Needless to say, this new response did not come easily to Lara. One of the ways that I helped her was to role-play the situation with her. I would play her husband or one of her kids and pretend that I had done something that was a trigger for Lara’s rage. Lara would practice responding in her new way over and over again. The first time that she came back to therapy and reported that she had gotten mad without resorting to name-calling, we both celebrated her first checkmark.

Imagine different scenarios: Many top athletes are trained by their coaches to visualize in great detail how they want to perform in their sport. They run through the whole thing repeatedly in their mind, until their perfect performance is deeply ingrained in their brain. You can do something similar to the above to change your response to your triggers.

Picture one of the typical things that gets you furious. Picture the other person’s face and what they are saying or doing. Then imagine yourself responding with your new ideal response. Do this over and over. Then pick another thing that typically triggers this same undesirable response. Visualize that scene in detail with you doing your new ideal response instead of the old one. Do it over and over again. Keep going until the new response starts to feel normal.

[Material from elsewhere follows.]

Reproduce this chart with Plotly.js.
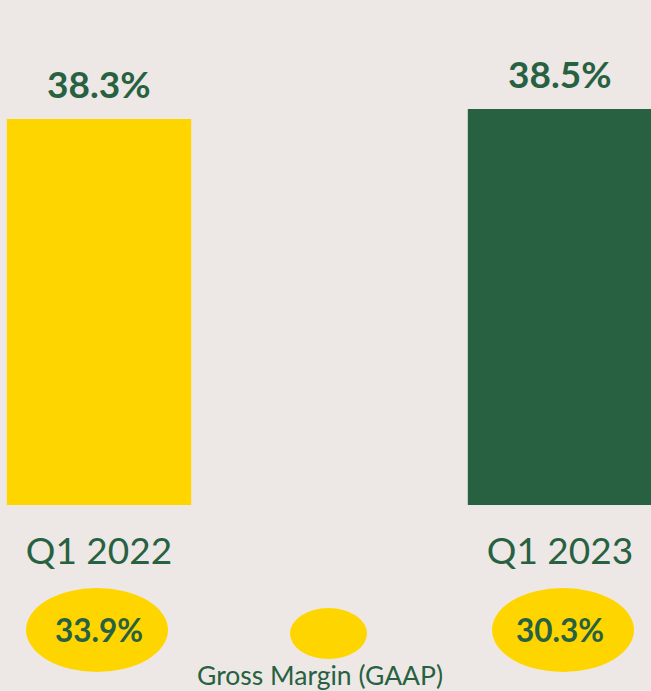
<!DOCTYPE html>
<html>
<head>
<meta charset="utf-8">
<script src="https://cdn.plot.ly/plotly-3.0.1.min.js"></script>
<style>html,body{margin:0;padding:0;background:#EDE8E5;}</style>
</head>
<body>
<div id="chart" style="width:651px;height:691px;"></div>
<script>
const categories = ['Q1 2022', 'Q1 2023'];
const adjustedMargin = [38.3, 38.5];
const gaapMargin = [33.9, 30.3];
const barColors = ['#FFD500', '#276142'];
const legendLabel = 'Gross Margin (GAAP)';

const GREEN = '#276142';
const YELLOW = '#FFD500';
const BG = '#EDE8E5';
const FONT = 'Lato, "Open Sans", sans-serif';

const PLOT_H = 505;
const ellipseY = (505 - 630) / PLOT_H;
const legendMarkY = (505 - 633.5) / PLOT_H;
const legendTextY = (505 - 675) / PLOT_H;

const pct = v => v.toFixed(1) + '%';

const traces = [{
  type: 'bar',
  x: categories,
  y: adjustedMargin,
  width: 0.4,
  marker: {color: barColors, line: {width: 0}},
  hoverinfo: 'none',
  showlegend: false
}];

const annotations = [];
categories.forEach((c, i) => {
  annotations.push({
    x: c, y: adjustedMargin[i], xref: 'x', yref: 'y',
    text: '<b>' + pct(adjustedMargin[i]) + '</b>',
    showarrow: false, xanchor: 'center', yanchor: 'bottom', yshift: 11,
    font: {family: FONT, size: 37, color: GREEN}
  });
  annotations.push({
    x: c, y: ellipseY, xref: 'x', yref: 'paper',
    text: '<b>' + pct(gaapMargin[i]) + '</b>',
    showarrow: false, xanchor: 'center', yanchor: 'middle',
    font: {family: FONT, size: 31.5, color: GREEN}
  });
});
annotations.push({
  x: 320 / 651, y: legendTextY, xref: 'paper', yref: 'paper',
  text: legendLabel, showarrow: false, xanchor: 'center', yanchor: 'middle',
  font: {family: FONT, size: 26.5, color: GREEN}
});

const shapes = categories.map((c, i) => ({
  type: 'circle', xref: 'x', xsizemode: 'pixel', xanchor: c,
  x0: i === 0 ? -73 : -68, x1: i === 0 ? 69 : 74,
  yref: 'paper', ysizemode: 'pixel', yanchor: ellipseY, y0: -42, y1: 42,
  fillcolor: YELLOW, line: {width: 0}
}));
shapes.push({
  type: 'circle', xref: 'paper', xsizemode: 'pixel', xanchor: 328.5 / 651, x0: -38.5, x1: 38.5,
  yref: 'paper', ysizemode: 'pixel', yanchor: legendMarkY, y0: -25.5, y1: 25.5,
  fillcolor: YELLOW, line: {width: 0}
});

const layout = {
  width: 651, height: 691,
  margin: {l: 0, r: 0, t: 0, b: 186, pad: 0},
  paper_bgcolor: BG, plot_bgcolor: BG,
  showlegend: false,
  xaxis: {
    type: 'category', range: [-0.2148, 1.1974],
    showgrid: false, zeroline: false, showline: false, ticks: '',
    tickfont: {family: FONT, size: 37, color: GREEN},
    ticklabelstandoff: 21, fixedrange: true
  },
  yaxis: {range: [30.58, 40.68], visible: false, fixedrange: true},
  annotations: annotations,
  shapes: shapes
};

Plotly.newPlot('chart', traces, layout, {displayModeBar: false, staticPlot: true});
</script>
</body>
</html>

7. Review your successes and areas to improve.

Choose a time period that feels right to you, either the end of each day or once per week, to review your successes and where you need to focus more.

Note: Rewiring your brain takes time. Be patient and kind to yourself. This will not happen overnight. You have to be persistent and keep going. If you do this diligently every day, by the end of 90 days (if not before), you should see positive changes.

Some failures are inevitable. This is like learning a musical instrument or a new athletic skill. You would not expect to do either perfectly right away.